This week at the movies, we’ve got creepy grandparents (The Visit, starring Kathryn Hahn and Ed Oxenbould), a dangerous charmer (The Perfect Guy, starring Sanaa Lathan and Michael Ealy), and a miraculous resurgence (90 Minutes in Heaven, starring Hayden Christensen and Kate Bosworth). What do the critics have to say?
Since the runaway success of The Sixth Sense, director M. Night Shyamalan‘s career has certainly had its share of ups and (mostly) downs. However, critics say The Visit is a solid return to form, an oddball horror/comedy that doesn’t always work but surprises and shocks more often than not. It’s the story of two siblings who are invited to spend some time at their grandparents’ remote farmhouse, which our teenage heroes quickly discover is a bastion of eccentric, unnerving behavior. The pundits say The Visit is uneven, but its loose-limbed blend of laughs and scares results in Shyamalan’s most purely enjoyable big screen effort in years.

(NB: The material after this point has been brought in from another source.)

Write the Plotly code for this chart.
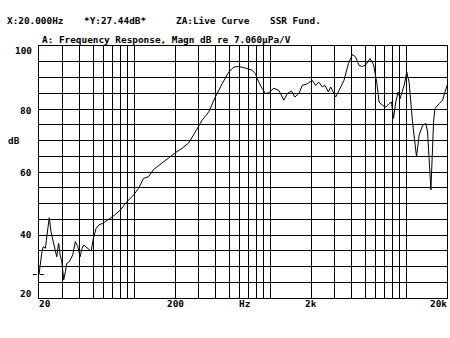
import math
import plotly.graph_objects as go

# ---- data ----
freq_hz = [20.0, 20.34, 21.04, 21.5, 22.3, 22.9, 23.8, 24.5, 25.2, 25.9, 27.0, 27.9, 28.6, 29.4,
           30.4, 31.3, 32.0, 33.5, 35.4, 37.0, 38.6, 40.1, 41.5, 42.7, 44.4, 47.0, 48.3, 50.3,
           52.6, 55.1, 58.9, 64.2, 71.8, 79.1, 88.6, 99.1, 107.9, 117.4, 127.8, 139.1, 160.4,
           179.4, 201, 225.2, 252, 282, 316, 354, 396, 444, 497, 541, 589, 659, 739, 781, 826,
           875, 926, 979, 1066, 1160, 1263, 1338, 1439, 1521, 1629, 1726, 1878, 2044, 2162,
           2287, 2424, 2533, 2683, 2790, 3037, 3212, 3497, 3767, 4030, 4263, 4508, 4775, 5051,
           5433, 5756, 6088, 6331, 6706, 7092, 7499, 7812, 8084, 8404, 8737, 9040, 9673,
           10128, 10530, 11155, 11940, 12480, 13222, 13984, 14395, 15224, 15938, 16292,
           17520, 18564, 20000]
magn_db = [27.44, 30.5, 34.7, 36.3, 35.8, 40.0, 45.5, 41.0, 38.4, 35.8, 33.1, 37.4, 33.7, 31.6,
           25.8, 28.4, 31.0, 31.6, 33.7, 37.9, 36.3, 33.1, 35.8, 36.8, 36.3, 35.3, 34.9, 39.0,
           42.1, 43.2, 43.7, 44.8, 46.3, 47.9, 50.55, 52.7, 54.8, 58.0, 58.5, 60.8, 62.9,
           64.3, 66.1, 67.5, 69.2, 72.7, 76.4, 79.1, 83.8, 88.0, 91.7, 93.3, 93.5, 93.0, 92.3,
           91.2, 88.5, 86.5, 84.9, 85.2, 86.6, 85.9, 82.8, 84.9, 85.7, 83.8, 84.9, 87.5, 88.0,
           89.1, 87.5, 88.5, 87.0, 87.5, 85.4, 87.0, 83.8, 85.9, 89.1, 94.4, 97.3, 96.5, 93.8,
           93.5, 94.0, 96.0, 94.2, 88.5, 82.2, 81.2, 80.6, 81.7, 82.2, 77.0, 82.2, 85.4, 83.3,
           87.5, 91.7, 88.5, 75.9, 64.8, 71.7, 74.8, 75.4, 72.7, 54.3, 75.9, 80.1, 81.7, 82.8,
           87.5]

x_grid = [20, 30, 40, 50, 60, 70, 80, 90, 100, 200, 300, 400, 500, 600, 700, 800, 900,
          1000, 2000, 3000, 4000, 5000, 6000, 7000, 8000, 9000, 10000, 20000]
y_grid = [20, 25, 30, 35, 40, 45, 50, 55, 60, 65, 70, 75, 80, 85, 90, 95, 100]
x_tick_vals = [20, 200, 2000, 20000]
x_tick_text = ["20", "200", "2k", "20k"]
y_tick_vals = [100, 80, 60, 40, 20]
y_tick_text = ["100", "80", "60", "40", "20"]
cursor_x_text = "X:20.000Hz"
cursor_y_text = "*Y:27.44dB*"
cursor_db = 27.44
header_items = ["ZA:Live Curve", "SSR Fund."]
title_text = "A: Frequency Response, Magn dB re 7.060\u03bcPa/V"
x_unit = "Hz"
y_unit = "dB"

FONT = dict(family="DejaVu Sans Mono", size=9.4, color="black", weight="bold")

fig = go.Figure()
fig.add_trace(go.Scatter(x=freq_hz, y=magn_db, mode="lines",
                         line=dict(color="black", width=1), hoverinfo="skip"))

X0, X1 = math.log10(20), math.log10(20000)
fig.update_layout(
    width=450, height=338,
    margin=dict(l=39, r=3, t=46, b=40),
    paper_bgcolor="white", plot_bgcolor="white",
    showlegend=False,
    xaxis=dict(type="log", range=[X0, X1], tickvals=x_grid,
               showticklabels=False, ticks="", showgrid=True, gridcolor="black",
               gridwidth=1, showline=True, linecolor="black", linewidth=1,
               mirror=True, zeroline=False),
    yaxis=dict(range=[20, 100], tickvals=y_grid, showticklabels=False, ticks="",
               showgrid=True, gridcolor="black", gridwidth=1, showline=True,
               linecolor="black", linewidth=1, mirror=True, zeroline=False),
)

# x tick labels (positioned on the axis fraction of the log scale)
anchors = ["left", "center", "center", "right"]
shifts = [-2, 0, 0, 2]
for v, t, a, s in zip(x_tick_vals, x_tick_text, anchors, shifts):
    frac = (math.log10(v) - X0) / (X1 - X0)
    fig.add_annotation(x=frac, y=0, xref="paper", yref="paper", text=t,
                       showarrow=False, xanchor=a, yanchor="top", yshift=2, xshift=s,
                       font=FONT)
fig.add_annotation(x=math.log10(650), y=0, xref="x", yref="paper", text=x_unit,
                   showarrow=False, xanchor="center", yanchor="top", yshift=2, font=FONT)

# y tick labels
yshifts = {100: -4, 80: -1, 60: 0, 40: 1, 20: 5}
for v, t in zip(y_tick_vals, y_tick_text):
    fig.add_annotation(x=0, y=v, xref="paper", yref="y", text=t, showarrow=False,
                       xanchor="right", yanchor="middle", xshift=-5, yshift=yshifts[v],
                       font=FONT)
fig.add_annotation(x=0, y=70, xref="paper", yref="y", text=y_unit, showarrow=False,
                   xanchor="center", yanchor="middle", xshift=-25.5, font=FONT)

# header texts (pixel offsets from top-left of plot area)
def head(text, px, py):
    fig.add_annotation(x=0, y=1, xref="paper", yref="paper", text=text, showarrow=False,
                       xanchor="left", yanchor="middle", xshift=px - 39 - 1,
                       yshift=46 - py, font=FONT)

head(cursor_x_text, 6, 20)
head(cursor_y_text, 83, 20)
head(header_items[0], 175, 20)
head(header_items[1], 269, 20)
head(title_text, 41, 39.5)

# cursor marker
fig.add_shape(type="line", xref="paper", yref="y", x0=-0.015, x1=0.02,
              y0=cursor_db, y1=cursor_db, line=dict(color="black", width=1, dash="4px,3px"))

fig.write_html("out.html")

The Perfect Guy wasn’t screened for critics, so we currently have no way of knowing whether this latest take on the Fatal Attraction template achieves perfection. Sanaa Lathan stars as a lovelorn woman who meets a handsome stranger (Michael Ealy) who seems too good to be true, but a series of bizarre incidents leaves our heroine wondering who she can trust. Guess the Tomatometer!
A faith-based drama boasting a strong cast, 90 Minutes in Heaven was barely screened for critics prior to its release in theaters. Hayden Christensen stars as a minister who is involved in a devastating auto accident; pronounced dead at the scene, he reawakens with a miraculous tale of a visit to the hereafter. Once again, feel free to guess the Tomatometer!
Smart, energetic, and a little bit silly, The Late Show with Stephen Colbert succeeds largely due to the charisma of its host, whose confident debut promises a bright future for the revamped show.
Expertly balancing character growth against edgy humor, You’re the Worst elevates the show’s excellent writing and talented cast to a new level.
Hand of God boasts a talented cast and intriguing premise, but neither are enough to overcome a resounding lack of meaningful drama or impactful thrills.